De-mist-ify your sprinkler start-up in the spring with a steady flow of tips
With robins appearing on the windowsill and winter finally behind you for good, it's time to dream of warmer and greener days ahead. If you decide to forgo a professional sprinkler turn-on service, it's important to fully understand how to activate your sprinkler system without causing damage. Before you flip the main water valve back on and let the water flow, use these nine tips to make sure your grass and your system are ready to come out of hibernation.
1. Wait for the Final Frost
Timing is crucial when it comes to sprinkler system activation. The last thing you want to do is fill the pipes with water and have it all freeze after a surprise frost. Additionally, your lawn likely doesn't need water until the ground fully thaws and early spring rains let up. This is particularly true with cool-season grasses up north that go dormant in the winter.

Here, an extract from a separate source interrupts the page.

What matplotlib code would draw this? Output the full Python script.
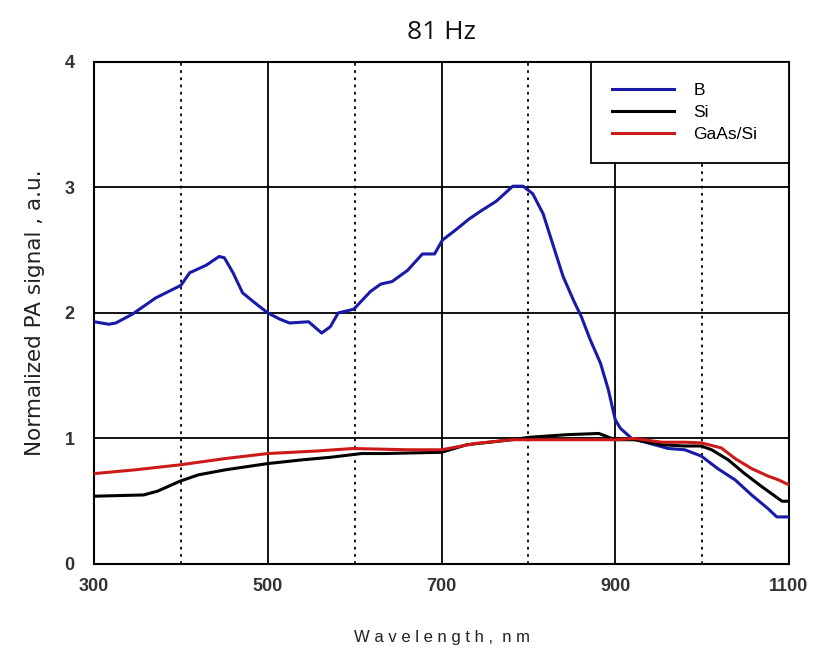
import matplotlib
matplotlib.use("Agg")
import matplotlib.pyplot as plt
import numpy as np

# B sample
b_wl = [300, 317, 325, 344, 371, 400, 410, 429, 444, 450, 460, 471, 487, 500, 514, 525, 547, 562,
        572, 581, 599, 618, 630, 643, 661, 678, 692, 701, 716, 732, 747, 763, 782, 794, 805, 817,
        828, 840, 852, 861, 871, 883, 892, 900, 906, 919, 940, 961, 980, 999, 1018, 1038, 1057,
        1076, 1086, 1100]
b_val = [1.93, 1.91, 1.92, 1.99, 2.12, 2.22, 2.32, 2.38, 2.45, 2.44, 2.32, 2.16, 2.07, 2.00, 1.95,
         1.92, 1.93, 1.84, 1.89, 2.00, 2.03, 2.17, 2.23, 2.25, 2.34, 2.47, 2.47, 2.58, 2.66, 2.75,
         2.82, 2.89, 3.01, 3.01, 2.95, 2.79, 2.55, 2.29, 2.10, 1.97, 1.79, 1.60, 1.39, 1.15, 1.08,
         1.00, 0.96, 0.92, 0.91, 0.86, 0.76, 0.67, 0.55, 0.44, 0.375, 0.375]

# Si reference
si_wl = [300, 357, 373, 399, 420, 451, 500, 540, 572, 608, 635, 700, 729, 781, 802, 844, 881,
         900, 922, 954, 980, 999, 1011, 1030, 1049, 1068, 1084, 1092, 1100]
si_val = [0.54, 0.55, 0.58, 0.66, 0.71, 0.75, 0.80, 0.83, 0.85, 0.88, 0.88, 0.89, 0.95, 0.99,
          1.01, 1.03, 1.04, 0.99, 0.99, 0.95, 0.94, 0.94, 0.91, 0.83, 0.72, 0.62, 0.54, 0.50, 0.50]

# GaAs/Si
ga_wl = [300, 347, 399, 451, 500, 556, 598, 661, 700, 739, 781, 844, 900, 922, 954, 980, 999,
         1022, 1038, 1057, 1076, 1088, 1100]
ga_val = [0.72, 0.75, 0.79, 0.84, 0.88, 0.90, 0.92, 0.91, 0.91, 0.96, 0.99, 0.99, 0.99, 1.00,
          0.97, 0.97, 0.965, 0.925, 0.84, 0.76, 0.70, 0.67, 0.63]

x_major = [300, 500, 700, 900, 1100]
x_minor = [400, 600, 800, 1000]
y_ticks = [0, 1, 2, 3, 4]

plt.rcParams['font.family'] = ['Liberation Sans', 'DejaVu Sans']

fig = plt.figure(figsize=(8.18, 6.52), dpi=100)
ax = fig.add_axes([0.115, 0.135, 0.8495, 0.77])

ax.plot(b_wl, b_val, color='#1a1aa8', lw=2.2, label='B', zorder=3)
ax.plot(si_wl, si_val, color='#000000', lw=2.2, label='Si', zorder=3)
ax.plot(ga_wl, ga_val, color='#cc1a1a', lw=2.2, label='GaAs/Si', zorder=4)

ax.set_xlim(300, 1100)
ax.set_ylim(0, 4)
ax.set_xticks(x_major)
ax.set_xticks(x_minor, minor=True)
ax.set_yticks(y_ticks)
ax.tick_params(which='both', length=0, labelsize=13, labelcolor='#333333')
ax.tick_params(axis='x', pad=10)
ax.tick_params(axis='y', pad=14)
for lab in ax.get_xticklabels() + ax.get_yticklabels():
    lab.set_fontweight('bold')

ax.grid(which='major', color='black', lw=1.3, ls='-')
ax.grid(which='minor', axis='x', color='black', lw=1.3, ls=(0, (1.5, 2.5)))
ax.set_axisbelow(True)
for s in ax.spines.values():
    s.set_linewidth(1.5)

ax.set_xlabel('W a v e l e n g t h ,  n m', fontsize=12, color='#222222', labelpad=25)
ax.set_ylabel('Normalized PA signal , a.u.', fontsize=15.5, color='#222222', labelpad=14,
              family=['DejaVu Sans'])
fig.text(0.54, 0.95, '81 Hz', ha='center', va='center', fontsize=19,
         family=['Open Sans', 'DejaVu Sans'], color='#111111')

x0 = (591 - 94) / 695.0
leg = ax.legend(loc='upper right', bbox_to_anchor=(x0, 0.0, 1.0 - x0, 1.0), mode='expand',
                fontsize=12.5, frameon=True, fancybox=False, edgecolor='black', framealpha=1,
                borderaxespad=0, handlelength=3.6, labelspacing=0.4, borderpad=1.2,
                handletextpad=1.1)
leg.get_frame().set_linewidth(1.3)
leg.set_zorder(5)

fig.savefig('out.png', dpi=100)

Check out your farmer's almanac for estimated final frost days, and test your soil for signs that it has fully warmed up for the year. You only need to water your lawn sparingly in early spring anyway, so waiting to turn on the sprinkler system won’t cause any harm. Use a shovel to check the softness of the ground. It should be easy to pierce and soft beneath your footsteps.
2. Inspect for Winter Damage
Even if you properly winterized your sprinkler system, sprinkler heads, valves, and pipes face harsh elements in the colder months. Walk through your yard to remove debris or dirt from sprinkler heads, and inspect the pipes, valves, and related mechanisms around your main valve, drain valves, and backflow preventer.
Keep in mind that the smallest amount of frozen water left in the system can lead to cracks, so you may not detect issues until you're ready to turn it on.
3. Switch the Panel to Manual
Head to your sprinkler control panel and turn all the settings to manual for the time being. This step will allow you to test your system zone by zone instead of filling the whole system at once and potentially missing problems when you switch it back on. Turn off all the zones before opening the valves.
4. Schedule a Backflow Preventer Inspection
Your local municipality may require annual backflow preventer inspections. Your backflow preventer does just what it says—prevents the backflow of water. Water from any irrigation in your home has a system in place to keep chemicals from infiltrating your drinking water.
If you’re allowed to inspect this yourself, you'll need to locate it in your basement, crawl space, or along the side of your home, typically close to your water shut-off valve. Ensure that all screws on your backflow preventer are tight and all ball valves are set to the “on” position (typically parallel to the pipe).
5. Reverse Winterization
After hiring a pro to winterize your sprinkler system, it's best to let the pro open it back up for the spring. However, if you feel confident about the parts of your water valve, backflow preventer, and vacuum breaker, you can reverse the process on your own in just a few hours.
The valve for your sprinkler system typically lives in your basement, crawl space, or a valve box set in the ground. Begin by closing the drain valves opened in the winter to empty your system. You may also need to reinstall bleeder caps to the end of the valves. You can then close the vacuum breaker test cocks. Lastly, open the shut-off valves so they’re parallel to the pipe.
6. Open the Main Valve—Slowly
Now it's time to—very slowly—open the main valve to your irrigation system. Open the valve by only turning it a part of the way. With each small turn, wait several minutes to hear the pipes fill properly. If you move too quickly, you can cause the water to rush the system too quickly, causing what's known as a water hammer—or a shock of water that’ll send your sprinkler heads flying.
After several turns, ensure the valve is fully open and parallel to its pipe.
7. Run Each Zone Individually
With the water at the ready, run a test manually from your control panel for each irrigation zone. Watch and listen to the sprinkler heads for any issues before moving on to the next one. While the sprinkler head may take a moment to flow freely, it shouldn't sputter after a few minutes. Keep your eye out for water pooling in one area or coming up from under the ground through a potentially burst pipe.
After cycling through each zone, re-check your valves and water main pipes in the basement to ensure everything is still intact and tightened.
8. Address Repairs Now
If you’re concerned about potential damage during your initial inspection, call your local irrigation repair specialist before setting up your system for frequent waterings. A broken sprinkler system wastes water, can cause water damage to your landscape and foundation, or wear down your current system.
Major sprinkler repairs cost an average of $260, but there are plenty of small fixes that range as low as $10. Addressing repairs early is the best way to avoid the cost of replacement, which can range upwards of $2,500.
9. Make an Irrigation Plan
You've done your due diligence, and your sprinkler system is up, running, and ready to go. Now it's time to customize its setting to avoid water waste and overwatering different parts of your landscape.
Assess if your sprinklers are in the right positions as well. Does the water end up wasted on the sidewalk or patio? How about areas the sprinklers miss altogether?
We recommend working with a local gardener to set your initial settings properly for your flower and veggie gardens and lawn. You can also speak with your pro about increasing water in the summer and when it's best to taper off irrigation when fall arrives.